Feedback as a Confidence Tool
Daily practice means more opportunities for feedback, but that feedback must be constructive and focused. For struggling learners, constant correction can feel defeating. Instead of editing every mistake, parents or instructors can choose one or two skills to reinforce at a time.
Perhaps one day, the focus is capital letters. Another day, it may be transition words. This targeted approach matches the gradual nature of writing growth. It respects the learner’s pace while still supporting improvement.
The goal is not perfection. It’s momentum. Through this process, students begin to self-monitor and catch errors before they’re pointed out. Confidence grows from knowing what to look for and feeling capable of fixing it.
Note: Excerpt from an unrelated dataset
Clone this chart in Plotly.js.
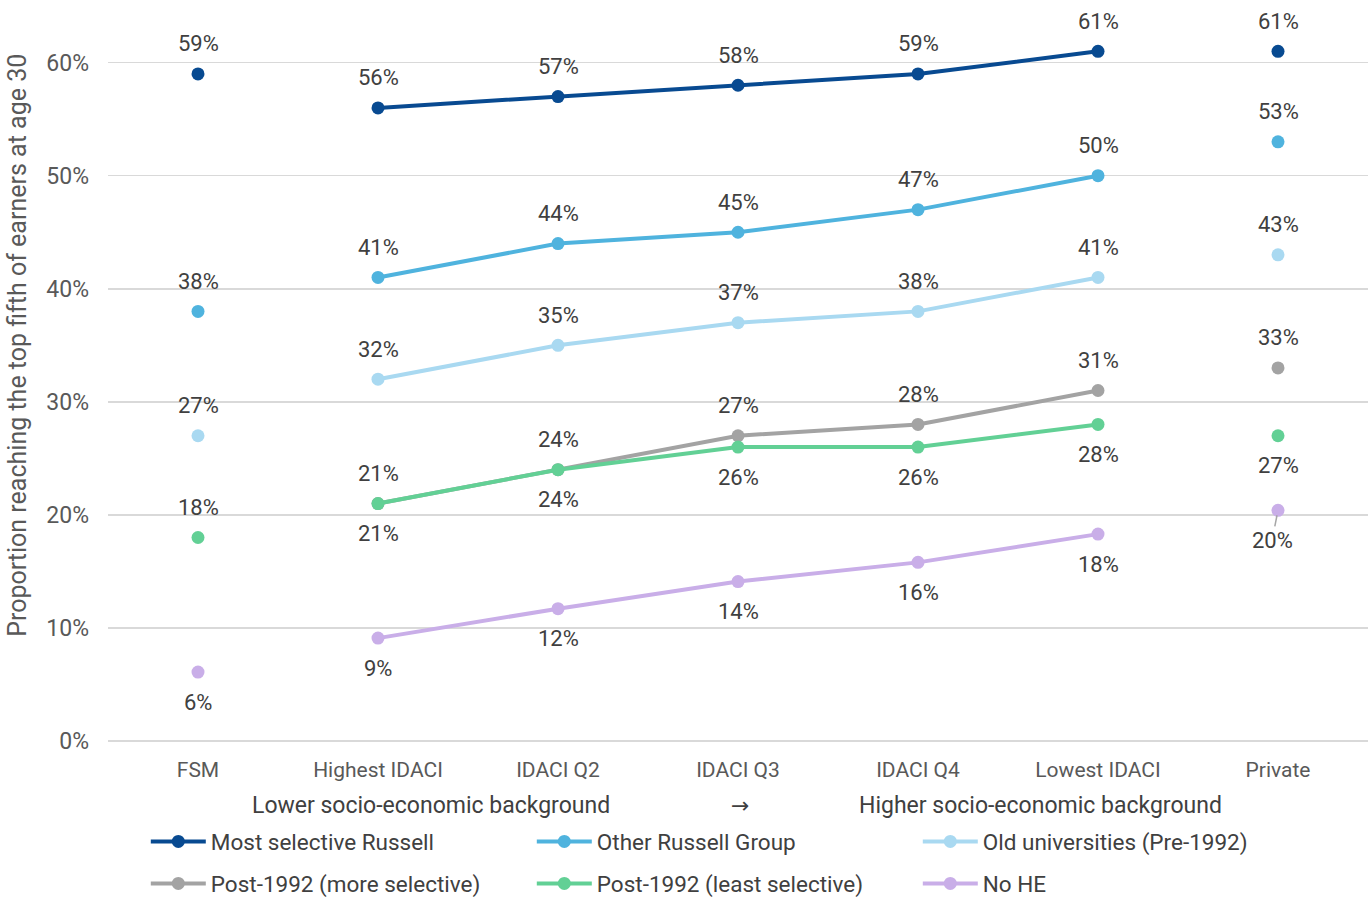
<!DOCTYPE html>
<html><head><meta charset="utf-8">
<script src="https://cdn.plot.ly/plotly-3.0.1.min.js"></script>
<style>body{margin:0;padding:0;background:#fff}#chart{width:1372px;height:897px}</style>
</head><body><div id="chart"></div>
<script>
const categories = ['FSM','Highest IDACI','IDACI Q2','IDACI Q3','IDACI Q4','Lowest IDACI','Private'];
const seriesNames = ['Most selective Russell','Other Russell Group','Old universities (Pre-1992)','Post-1992 (more selective)','Post-1992 (least selective)','No HE'];
const colors = ['#084a91','#4fb3de','#a9d9f1','#a3a3a3','#62d095','#c9aee8'];
const mostSelective = [59,56,57,58,59,61,61];
const otherRussell = [38,41,44,45,47,50,53];
const oldUni = [27,32,35,37,38,41,43];
const post92More = [null,21,24,27,28,31,33];
const post92Least = [18,21,24,26,26,28,27];
const noHE = [6.1,9.1,11.7,14.1,15.8,18.3,20.4];
// label side: 1 above, -1 below
const labelSide = [
  [1,1,1,1,1,1,1],
  [1,1,1,1,1,1,1],
  [1,1,1,1,1,1,1],
  [1,1,1,1,1,1,1],
  [1,-1,-1,-1,-1,-1,-1],
  [-1,-1,-1,-1,-1,-1,-1]
];
const allSeries = [mostSelective, otherRussell, oldUni, post92More, post92Least, noHE];
const FONT = 'Roboto, sans-serif';

const traces = [];
const annotations = [];
allSeries.forEach((vals, s) => {
  const mid = categories.slice(1,6);
  traces.push({
    x: mid, y: vals.slice(1,6), type:'scatter', mode:'lines+markers',
    name: seriesNames[s], line:{color:colors[s], width:4}, marker:{color:colors[s], size:13},
    legend: s < 3 ? 'legend' : 'legend2', hoverinfo:'skip'
  });
  const ex = [], ey = [];
  [0,6].forEach(i => { if (vals[i] !== null) { ex.push(categories[i]); ey.push(vals[i]); } });
  traces.push({
    x: ex, y: ey, type:'scatter', mode:'markers', showlegend:false,
    marker:{color:colors[s], size:13}, hoverinfo:'skip'
  });
  vals.forEach((v, i) => {
    if (v === null) return;
    const a = {
      x: categories[i], y: v, xref:'x', yref:'y', text: Math.round(v) + '%', showarrow:false,
      yshift: 30 * labelSide[s][i], yanchor:'middle',
      font:{family:FONT, size:22, color:'#404040'}
    };
    if (s === 5 && i === 6) {
      Object.assign(a, {showarrow:true, arrowhead:0, arrowwidth:1.5, arrowcolor:'#a6a6a6',
        ax:-6, ay:30, yshift:0, standoff:5});
    }
    annotations.push(a);
  });
});
const titleFont = {family:FONT, size:23, color:'#404040'};
annotations.push(
  {x:1.294, y:-0.087, xref:'x', yref:'paper', yanchor:'middle', text:'Lower socio-economic background', showarrow:false, font:titleFont},
  {x:3.01, y:-0.087, xref:'x', yref:'paper', yanchor:'middle', text:'→', showarrow:false, font:{family:'DejaVu Sans, sans-serif', size:22, color:'#404040'}},
  {x:4.68, y:-0.087, xref:'x', yref:'paper', yanchor:'middle', text:'Higher socio-economic background', showarrow:false, font:titleFont},
  {x:-0.0714, y:0.537, xref:'paper', yref:'paper', xanchor:'center', yanchor:'middle', textangle:-90,
   text:'Proportion reaching the top fifth of earners at age 30', showarrow:false, font:{family:FONT, size:25, color:'#595959'}}
);

const legendBase = {
  orientation:'h', xanchor:'left', yanchor:'middle', itemwidth:55, entrywidth:316,
  font:{family:FONT, size:22.5, color:'#404040'}, bgcolor:'rgba(0,0,0,0)', traceorder:'normal'
};
const layout = {
  width:1372, height:897,
  margin:{l:108, r:4, t:5, b:156, autoexpand:false},
  paper_bgcolor:'#fff', plot_bgcolor:'#fff',
  font:{family:FONT, color:'#595959'},
  xaxis:{type:'category', categoryarray:categories, range:[-0.5,6.5], showgrid:false, zeroline:false,
    showline:false, ticks:'', tickfont:{size:21, color:'#595959'}, ticklabelstandoff:14, fixedrange:true, automargin:false},
  yaxis:{range:[0,65.1], dtick:10, ticksuffix:'%', gridcolor:'#d9d9d9', gridwidth:1.5, zeroline:true,
    zerolinecolor:'#d9d9d9', zerolinewidth:1.5, tickfont:{size:23, color:'#595959'}, ticklabelstandoff:18, automargin:false},
  legend: Object.assign({}, legendBase, {x:0.03, y:-0.137}),
  legend2: Object.assign({}, legendBase, {x:0.03, y:-0.194}),
  annotations: annotations
};
Plotly.newPlot('chart', traces, layout, {displayModeBar:false, staticPlot:true});
</script></body></html>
Accommodations Without Dependency
For students in Dyslexia-Autism-ADHD-Dysgraphia programs, accommodations are often necessary. Speech-to-text, graphic organizers, or typing instead of handwriting can support success. However, daily writing routines should still be used to develop independent thinking. The tools used should remove unnecessary barriers, not replace the effort of learning how to write.
Small daily tasks make it easier to balance support with independence. A student may use speech-to-text one day and handwrite the next. They might use an organizer before a short paragraph or dictate answers verbally and then copy them down.
These different approaches keep writing flexible but goal oriented. Over time, the student begins to recognize which supports they need and when.
Building Writing into the Learning Culture at Home
When writing is treated like a normal part of the day (rather than a subject reserved for test preparation or major assignments) it becomes more accessible. Students start to see writing as something useful in many parts of life. From composing a thank-you note to writing instructions for a game, the skills they practice daily show up in other contexts.
This broader application is part of what makes daily writing habits so valuable. The act of writing shifts from academic task to communication tool. This mental shift is especially empowering for students who have felt left behind or misunderstood in traditional settings.
Home environments allow this kind of transformation to happen gradually, without pressure.
Tracking Progress Over Time
Daily practice creates a natural record of growth. Comparing a paragraph written in September to one from December reveals real, visible progress. This tangible evidence supports not only the student’s confidence, but also gives the parent a better sense of what is working.
Writing portfolios built from these short tasks can be used for reflection and motivation. Students can mark their own improvement in clarity, length, and organization. These milestones are often more meaningful than test scores.
They show that the learner is not only writing more but thinking more clearly.
A Quiet Path Toward Mastery
Mastery in writing does not come overnight, especially for learners facing cognitive or developmental challenges. Progress is measured in small steps: an improved sentence here, a stronger idea there. Through consistent effort, growth begins to show. The daily habit itself becomes proof of persistence and belief in one’s ability to improve.
While many students require a modified pace or extra support, that does not mean their outcomes must be limited. With commitment to short, daily practice, a struggling writer can become a capable communicator over time. The process may be quiet and unglamorous, but it works. One page at a time.
The Confidence to Keep Going Starts with Daily Practice
Short, consistent writing tasks give students something many learning programs fail to offer: sustainable momentum. Daily writing habits make growth visible and writing less intimidating.
In homeschool settings, especially those built around Dyslexia-Autism-ADHD-Dysgraphia programs, this structure supports confidence, skill-building, and independence. When writing is treated as a normal, expected part of the day, even the most reluctant learners begin to participate, learn, and thrive.